Mint Minus Minus is about as quiet as any vintage pressing will play, and since only the right vintage pressings have any hope of sounding good on this album, that will most often be the playing condition of the copies we sell. (The copies that are even a bit noisier get listed on the site are seriously reduced prices or traded back in to the local record stores we shop at.)

Those of you looking for quiet vinyl will have to settle for the sound of other pressings and Heavy Vinyl reissues, purchased elsewhere of course as we have no interest in selling records that don't have the vintage analog magic of these wonderful recordings.
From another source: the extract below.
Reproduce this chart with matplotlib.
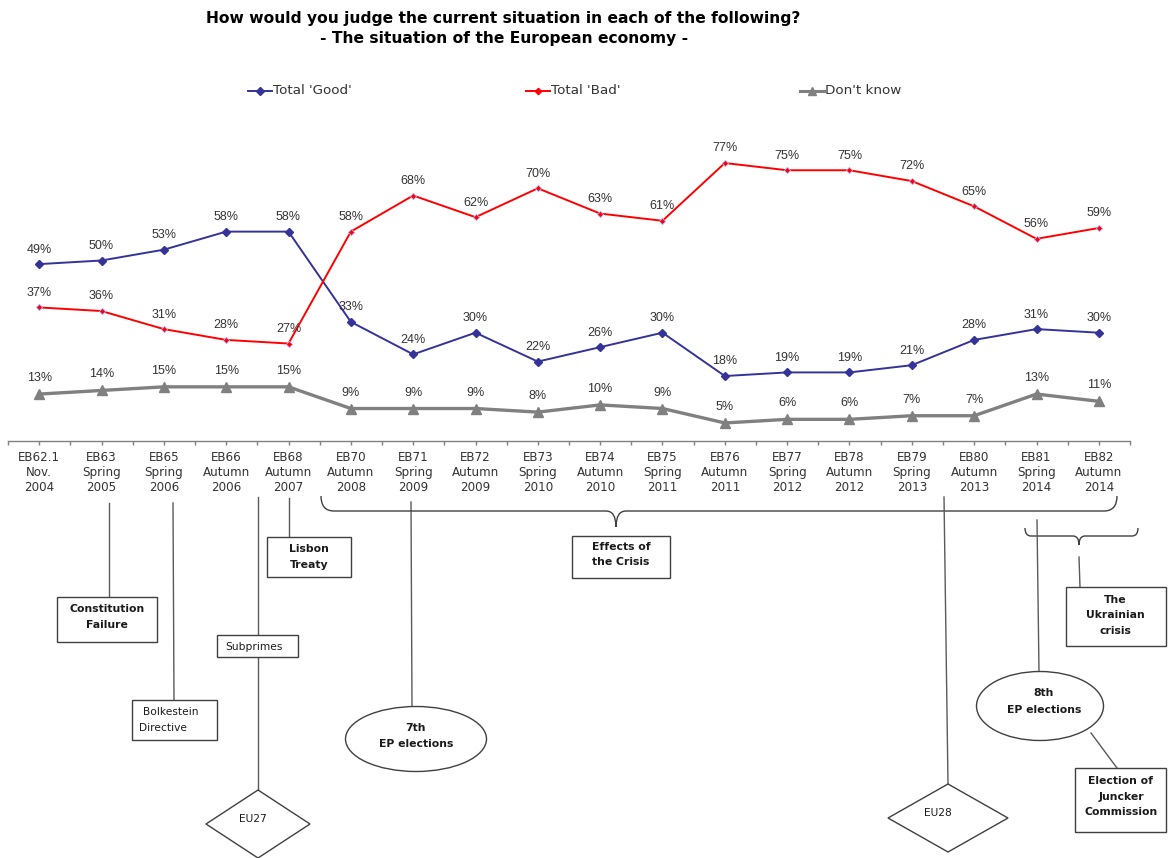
import matplotlib
matplotlib.use("Agg")
import numpy as np
import matplotlib.pyplot as plt
from matplotlib.patches import Rectangle, Ellipse, Polygon, PathPatch
from matplotlib.path import Path

# ---- survey data -------------------------------------------------------
waves = ["EB62.1\nNov.\n2004", "EB63\nSpring\n2005", "EB65\nSpring\n2006",
         "EB66\nAutumn\n2006", "EB68\nAutumn\n2007", "EB70\nAutumn\n2008",
         "EB71\nSpring\n2009", "EB72\nAutumn\n2009", "EB73\nSpring\n2010",
         "EB74\nAutumn\n2010", "EB75\nSpring\n2011", "EB76\nAutumn\n2011",
         "EB77\nSpring\n2012", "EB78\nAutumn\n2012", "EB79\nSpring\n2013",
         "EB80\nAutumn\n2013", "EB81\nSpring\n2014", "EB82\nAutumn\n2014"]
total_good = [49, 50, 53, 58, 58, 33, 24, 30, 22, 26, 30, 18, 19, 19, 21, 28, 31, 30]
total_bad = [37, 36, 31, 28, 27, 58, 68, 62, 70, 63, 61, 77, 75, 75, 72, 65, 56, 59]
dont_know = [13, 14, 15, 15, 15, 9, 9, 9, 8, 10, 9, 5, 6, 6, 7, 7, 13, 11]

GOOD_C = "#333399"
BAD_C = "#ff0000"
DK_C = "#808080"
LINE_C = "#5a5a5a"
EDGE_C = "#404040"
TXT_C = "#1a1a1a"

W, H = 1172, 858
fig = plt.figure(figsize=(W / 100, H / 100), dpi=100)
fig.patch.set_facecolor("white")

# overlay in pixel units for title, legend and event annotations
ov = fig.add_axes([0, 0, 1, 1])
ov.set_xlim(0, W)
ov.set_ylim(H, 0)
ov.axis("off")

# main data axes
ax = fig.add_axes([8 / W, 1 - 441 / H, 1122 / W, 361 / H])
ax.set_zorder(2)
ax.patch.set_alpha(0)
x = np.arange(len(waves))
ax.set_xlim(-0.5, len(waves) - 0.5)
ax.set_ylim(0, 100)
for s in ("top", "right", "left"):
    ax.spines[s].set_visible(False)
ax.spines["bottom"].set_color(DK_C)
ax.spines["bottom"].set_linewidth(1.0)
ax.set_yticks([])
ax.set_xticks(x)
ax.set_xticklabels(waves, fontsize=8.6, color="#333333", linespacing=1.18,
                   family="DejaVu Sans")
ax.set_xticks(np.arange(-0.5, len(waves)), minor=True)
ax.tick_params(axis="x", which="both", direction="out", length=3, width=1,
               color=DK_C, pad=4.5)

ax.plot(x, total_good, color=GOOD_C, lw=1.4, marker="D", ms=4,
        mfc=GOOD_C, mec=GOOD_C, zorder=3)
ax.plot(x, total_bad, color=BAD_C, lw=1.4, marker="D", ms=3.2,
        mfc=BAD_C, mec="#b0b0ff", mew=0.6, zorder=3)
ax.plot(x, dont_know, color=DK_C, lw=2.4, marker="^", ms=7,
        mfc=DK_C, mec=DK_C, zorder=3)

lab_kw = dict(textcoords="offset points", ha="center", va="center",
              fontsize=9, family="Liberation Sans", color="#333333", zorder=4)
for series, dy in ((total_good, 10.5), (total_bad, 10.5), (dont_know, 11.5)):
    for i, v in enumerate(series):
        ax.annotate(f"{v}%", (i, v), xytext=(0, dy), **lab_kw)

# ---- title -------------------------------------------------------------
ov.text(503, 19, "How would you judge the current situation in each of the following?",
        ha="center", va="center", fontsize=11.2, fontweight="bold", color="black")
ov.text(504, 38, "- The situation of the European economy -",
        ha="center", va="center", fontsize=11.2, fontweight="bold", color="black")

# ---- legend ------------------------------------------------------------
leg_items = [(248, "Total 'Good'", GOOD_C, "D", 4, 1.4),
             (526, "Total 'Bad'", BAD_C, "D", 3.2, 1.4),
             (800, "Don't know", DK_C, "^", 6, 2.2)]
for lx, name, col, mk, ms, lw in leg_items:
    ov.plot([lx, lx + 24], [91, 91], color=col, lw=lw)
    ov.plot([lx + 12], [91], marker=mk, ms=ms, color=col, mec=col)
    ov.text(lx + 25, 91, name, ha="left", va="center", fontsize=9.7,
            color="#333333")


# ---- event annotations ---------------------------------------------------
def connector(x0, y0, x1, y1):
    ov.plot([x0, x1], [y0, y1], color=LINE_C, lw=1.0, zorder=1)


def rect(x0, y0, x1, y1):
    ov.add_patch(Rectangle((x0, y0), x1 - x0, y1 - y0, fc="white",
                           ec=EDGE_C, lw=1.0, zorder=2))


def ellipse(cx, cy, w, h):
    ov.add_patch(Ellipse((cx, cy), w, h, fc="white", ec=EDGE_C, lw=1.0, zorder=2))


def diamond(cx, cy, hw, hh):
    ov.add_patch(Polygon([(cx, cy - hh), (cx + hw, cy), (cx, cy + hh), (cx - hw, cy)],
                         closed=True, fc="white", ec=EDGE_C, lw=1.0, zorder=2))


def label_lines(cx, ys, texts, bold=True, size=7.8, ha="center"):
    for y, t in zip(ys, texts):
        ov.text(cx, y, t, ha=ha, va="center", fontsize=size,
                fontweight="bold" if bold else "normal", color=TXT_C, zorder=3)


def brace(x0, x1, xm, ytop, yh, ytip, r, rt):
    verts = [(x0, ytop), (x0, yh), (x0 + r, yh),
             (xm - rt, yh), (xm, yh), (xm, ytip),
             (xm, yh), (xm + rt, yh),
             (x1 - r, yh), (x1, yh), (x1, ytop)]
    codes = [Path.MOVETO, Path.CURVE3, Path.CURVE3,
             Path.LINETO, Path.CURVE3, Path.CURVE3,
             Path.CURVE3, Path.CURVE3,
             Path.LINETO, Path.CURVE3, Path.CURVE3]
    ov.add_patch(PathPatch(Path(verts, codes), fc="none", ec=EDGE_C, lw=1.0))


# Constitution failure
connector(109, 503, 109, 597)
rect(57, 597, 157, 642)
label_lines(107, [609, 625], ["Constitution", "Failure"])

# Bolkestein directive
connector(173, 503, 174, 700)
rect(132, 700, 217, 740)
ov.text(143, 712, "Bolkestein", ha="left", va="center", fontsize=7.7, color=TXT_C, zorder=3)
ov.text(139, 728, "Directive", ha="left", va="center", fontsize=7.7, color=TXT_C, zorder=3)

# Subprimes / EU27
connector(258, 497, 258, 790)
rect(217, 635, 298, 657)
ov.text(225, 647, "Subprimes", ha="left", va="center", fontsize=7.7, color=TXT_C, zorder=3)
diamond(258, 824, 52, 34)
ov.text(253, 819, "EU27", ha="center", va="center", fontsize=7.7, color=TXT_C, zorder=3)

# Lisbon treaty
connector(289, 498, 289, 537)
rect(267, 537, 351, 577)
label_lines(309, [549, 565], ["Lisbon", "Treaty"])

# 7th EP elections
connector(411, 502, 412, 707)
ellipse(416, 739, 141, 65)
label_lines(416, [728, 744], ["7th", "EP elections"])

# Effects of the crisis
brace(321, 1117, 616, 496, 511, 527, 13, 10)
rect(572, 536, 670, 578)
label_lines(621, [547, 562], ["Effects of", "the Crisis"])

# EU28
connector(944, 497, 948, 784)
diamond(948, 818, 60, 34)
ov.text(938, 813, "EU28", ha="center", va="center", fontsize=7.7, color=TXT_C, zorder=3)

# Ukrainian crisis
brace(1025, 1138, 1079, 528, 536, 545, 6, 6)
connector(1079, 557, 1080, 587)
rect(1066, 587, 1166, 646)
label_lines(1115, [600, 615, 631], ["The", "Ukrainian", "crisis"])

# 8th EP elections and Juncker Commission
connector(1037, 520, 1039, 672)
ellipse(1040, 706, 127, 69)
label_lines(1044, [693, 710], ["8th", "EP elections"])
connector(1091, 733, 1117, 768)
rect(1075, 768, 1166, 832)
label_lines(1121, [781, 797, 812], ["Election of", "Juncker", "Commission"])

fig.savefig("out.png", dpi=100, facecolor="white")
If you want to make the trade-off between bad sound and quiet surfaces with whatever Heavy Vinyl pressing might be available, well, that's certainly your prerogative, but we can't imagine losing what's good about this music -- the size, the energy, the presence, the clarity, the weight -- just to hear it with less background noise.

Side One

  • Falla: Ritual Fire Dance
  • Brahms: Waltz No. 15 In A-Flat Major
  • Tchaikovsky: Humoresque/li>
  • Tchaikovsky Barcarolle
  • Liszt: Hungarian Rhapsody

Side Two

  • Mozart: Rondo Alla Turca From Sonata No. 11 In A Major
  • Schubert-Leschetizky: Moment Musical In F Minor
  • Liszt: Concert Etude No. 3 In D-Flat Major (Un Sospiro)
  • Beethoven: Fur Elise
  • Debussy: Arabesque No. 1
  • Liszt: Gnomenreigen

Allmusic on Philippe Entremont

Pianist Philippe Entremont has had an unusually long and impressive career, beginning in the early 1950s and remaining active well into the first quarter of the 21st century. Entremont is versatile in multiple ways: his repertory is wide, and he has worked extensively as a conductor.
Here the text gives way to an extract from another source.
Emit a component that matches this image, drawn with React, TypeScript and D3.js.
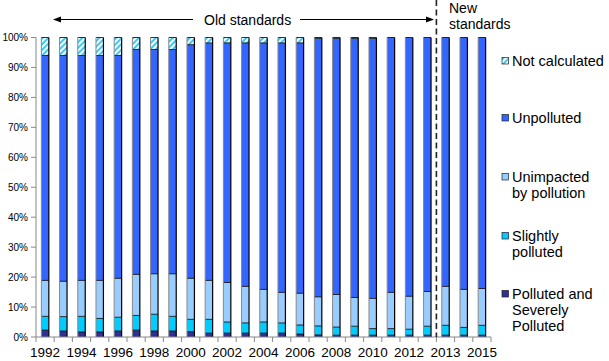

Entremont was born in Reims, France, on June 7, 1934. His parents were both musical; his father was a conductor at the Strasbourg Opera, and his mother a pianist who gave him lessons. Showing talent, Entremont was admitted to the Paris Conservatory in 1944, where he won the school's top prizes in piano, solfège, and chamber music. Entremont made his formal debut in Barcelona in 1951, and was soon touring various European countries. On January 5, 1953, he made his U.S. debut with the National Orchestral Association, on that occasion under the baton of Léon Barzin. Through the 1950s and 1960s, Entremont appeared in nearly every major classical music venue in the world. He also played in chamber groups, often with flutist Jean-Pierre Rampal. At the start, Entremont was associated with the music of neoclassic composers such as Milhaud and Stravinsky, as well as their predecessor, Saint-Saëns. He also often played Mozart and Beethoven, and as his career developed, he began to program major Romantic masterpieces. Entremont has continued a vigorous concert career into old age. At the 2008 Summer Olympics in Beijing, he participated in the so-called "Piano Extravaganza of the Century" as one of ten internationally renowned players.

Entremont focused on a wide range of music as a conductor, an avocation he began in 1967. He served as principal conductor and music director of the Vienna Chamber Orchestra from 1976 to 2006, adding the music directorship of the New Orleans Symphony to his responsibilities between 1981 and 1986. He returned to New Orleans in 2007 as a pianist to open the orchestra's second season after the devastation of Hurricane Katrina. He has also conducted the Denver (Colorado) Symphony Orchestra, the Orchestre des Concerts Colonnes in Paris, and the Munich Symphony Orchestra, among other groups. He is the founder of the Santo Domingo Music Festival in the Dominican Republic.

Entremont's recording career is vast, encompassing numerous recordings as both pianist and conductor on Sony Classical as well as a host of smaller imprints, and he has slowed only slightly as an octogenarian. In 2019, he released a new album of Beethoven piano sonatas on Solo Musica.